February 20, 1962
By 20 February 1962, the United States had waited a long time for this morning. The mission had been postponed again and again through the winter while two Soviet cosmonauts sat in the record books overhead. At 9:47 a.m., as John Glenn's Atlas booster lit beneath him at Cape Canaveral, backup pilot Scott Carpenter keyed his microphone and spoke a benediction into the loop: "Godspeed, John Glenn." Five minutes later the Marine combat veteran from New Concord, Ohio, was in orbit, the first American to circle the Earth.
Glenn's first report from orbit became famous on arrival: zero g, and he felt fine, and the view was tremendous. Crossing the Indian Ocean in darkness he spotted a glow ahead; the city of Perth, Australia had switched on its lights for him, earning its lasting nickname, the City of Light. At each orbital sunrise the capsule was engulfed by thousands of glowing specks Glenn called fireflies, a mystery later traced to ice crystals shed by the spacecraft. He ate applesauce from an aluminium tube, the first American meal in space, settling fears that swallowing might fail in weightlessness.
Then telemetry turned the flight tense. A sensor reading called Segment 51 suggested Friendship 7's heat shield and landing bag had come loose, which during reentry would mean incineration. Mission Control ordered Glenn to keep his spent retrorocket pack strapped on as a clamp over the shield. He flew home watching flaming chunks of the retropack streak past his window, unsure whether he was watching the pack burn or the shield, and reported afterward that it had been a real fireball. The sensor proved faulty; the shield had been secure all along.
After three orbits and 4 hours, 55 minutes, 23 seconds, Friendship 7 splashed down in the Atlantic about 800 miles southeast of Bermuda and was hoisted aboard the destroyer USS Noa. Glenn received one of the largest ticker-tape parades in New York's history. The capsule's name had been chosen by his two children. Thirty-six years later, at age 77, Glenn flew again aboard space shuttle Discovery, becoming the oldest person to orbit the Earth and bookending the American space age within a single lifetime.
“Zero G and I feel fine. Capsule is turning around. Oh, that view is tremendous!”
Launch
20 Feb 1962, 9:47 a.m. EST, Cape Canaveral LC-14
Orbits
3
Duration
4 h 55 min 23 s
Orbit
100 × 162.2 statute miles (161 × 261 km)
Velocity
17,544 mph (28,234 km/h)
Recovery
USS Noa, ~800 mi SE of Bermuda
The people of Perth, Australia turned on their lights so Glenn could see the city from orbit in darkness, and it has been called the City of Light ever since.
Glenn flew his fiery reentry not knowing whether his heat shield was loose; the alarming Segment 51 reading turned out to be a faulty sensor switch.
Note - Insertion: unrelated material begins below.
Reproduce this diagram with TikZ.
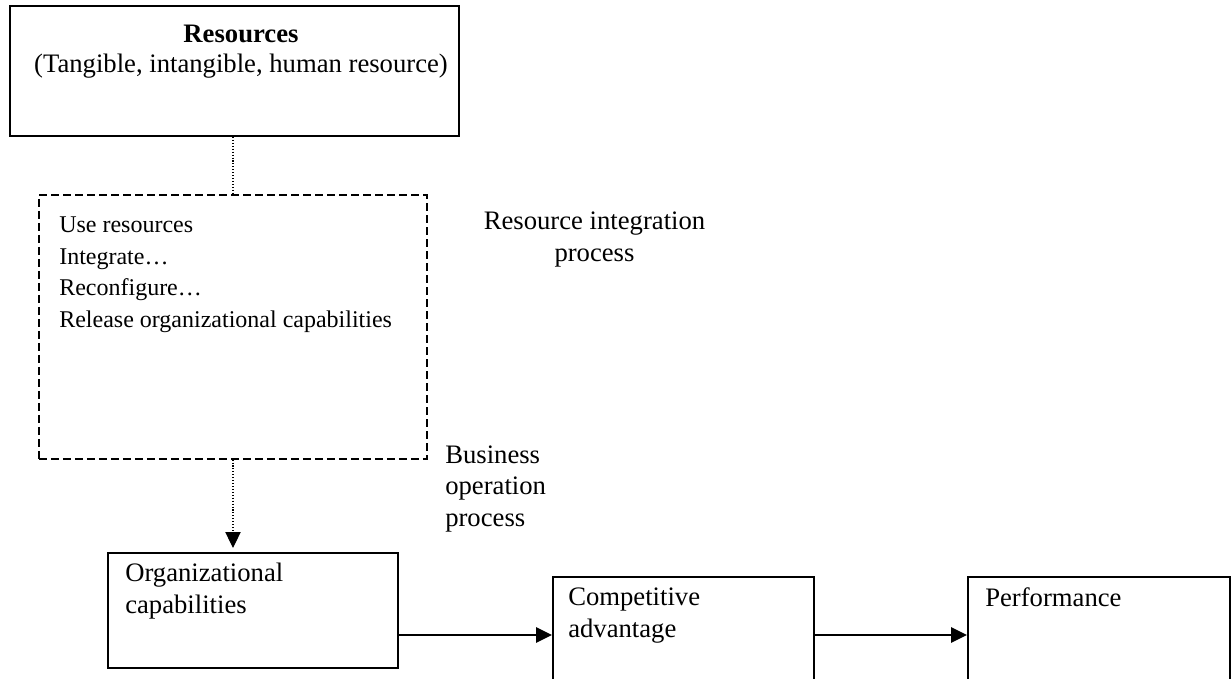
\documentclass[tikz,border=0pt]{standalone}
\usepackage{fontspec}
\setmainfont{Liberation Serif}
\usetikzlibrary{arrows.meta}
\begin{document}
\begin{tikzpicture}[x=0.75pt,y=-0.75pt,
  box/.style={draw,line width=1.5pt,inner sep=0pt,anchor=north west},
  dbox/.style={draw,line width=1.2pt,dash pattern=on 6pt off 3pt,inner sep=0pt,anchor=north west},
  big/.style={font=\fontsize{20pt}{23.3pt}\selectfont,inner sep=0pt},
  small/.style={font=\fontsize{18pt}{23.6pt}\selectfont,inner sep=0pt},
  dotline/.style={line width=0.8pt,dash pattern=on 0.8pt off 1.4pt},
  tip/.style={-{Triangle[length=12pt,width=11.5pt]}},
  harrow/.style={line width=1.3pt,-{Triangle[length=12pt,width=11.5pt]}}]
\useasboundingbox (0,0) rectangle (1231,678);
\clip (0,0) rectangle (1231,678);
% boxes
\node[box,minimum width=449*0.75pt,minimum height=130*0.75pt] (res) at (9,5) {};
\node[dbox,minimum width=388*0.75pt,minimum height=264*0.75pt] (int) at (38,194) {};
\node[box,minimum width=290*0.75pt,minimum height=115*0.75pt] (org) at (107,552) {};
\node[box,minimum width=261*0.75pt,minimum height=140*0.75pt] (comp) at (552,576) {};
\node[box,minimum width=262*0.75pt,minimum height=140*0.75pt] (perf) at (967,576) {};
% texts
\node[big,anchor=base,font=\fontsize{20pt}{23.3pt}\selectfont\bfseries] (t1) at (241,42) {Resources};
\node[big,anchor=base] (t2) at (241,72) {(Tangible, intangible, human resource)};
\node[small,anchor=base west,align=left] (t3) at (59,327) {Use resources\\Integrate…\\Reconfigure…\\Release organizational capabilities};
\node[big,anchor=base,align=center] (t4) at (594.5,261) {Resource integration\\process};
\node[big,anchor=base west,align=left] (t5) at (445,526) {Business\\operation\\process};
\node[big,anchor=base west,align=left] (t6) at (125,613) {Organizational\\capabilities};
\node[big,anchor=base west,align=left] (t7) at (568,637) {Competitive\\advantage};
\node[big,anchor=base west] (t8) at (985,606) {Performance};
% connectors
\draw[dotline] (res.south) ++(-1.5,0) coordinate (a1) -- (a1 |- int.north);
\draw[dotline,tip,shorten >=3pt] (a1 |- int.south) -- (a1 |- org.north);
\draw[harrow] (org.east |- 0,635) -- (comp.west |- 0,635);
\draw[harrow] (comp.east |- 0,635) -- (perf.west |- 0,635);
\end{tikzpicture}
\end{document}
The luminous 'fireflies' swarming the capsule at every orbital sunrise were a genuine mystery, later traced to ice crystals venting from the spacecraft.
Glenn squeezed applesauce from an aluminium tube to become the first American to eat in space, proving swallowing works in weightlessness.
His children chose the name Friendship 7, and in 1998, at age 77, Glenn returned to orbit aboard shuttle Discovery as the oldest person ever to fly in space.
Friendship 7 erased the most painful asymmetry of the early Space Race: at last an American had orbited the Earth, in the open, broadcast live, with the failures and the fixes visible to everyone. The flight validated the Mercury-Atlas system, demonstrated an astronaut's value when automation faltered, and produced in Glenn a national figure whose credibility carried NASA through the budget battles that built Apollo. The heat shield scare also taught Mission Control its defining discipline, real-time engineering judgment under uncertainty, which would later save Apollo 13. America's path to the Moon runs directly through these three orbits.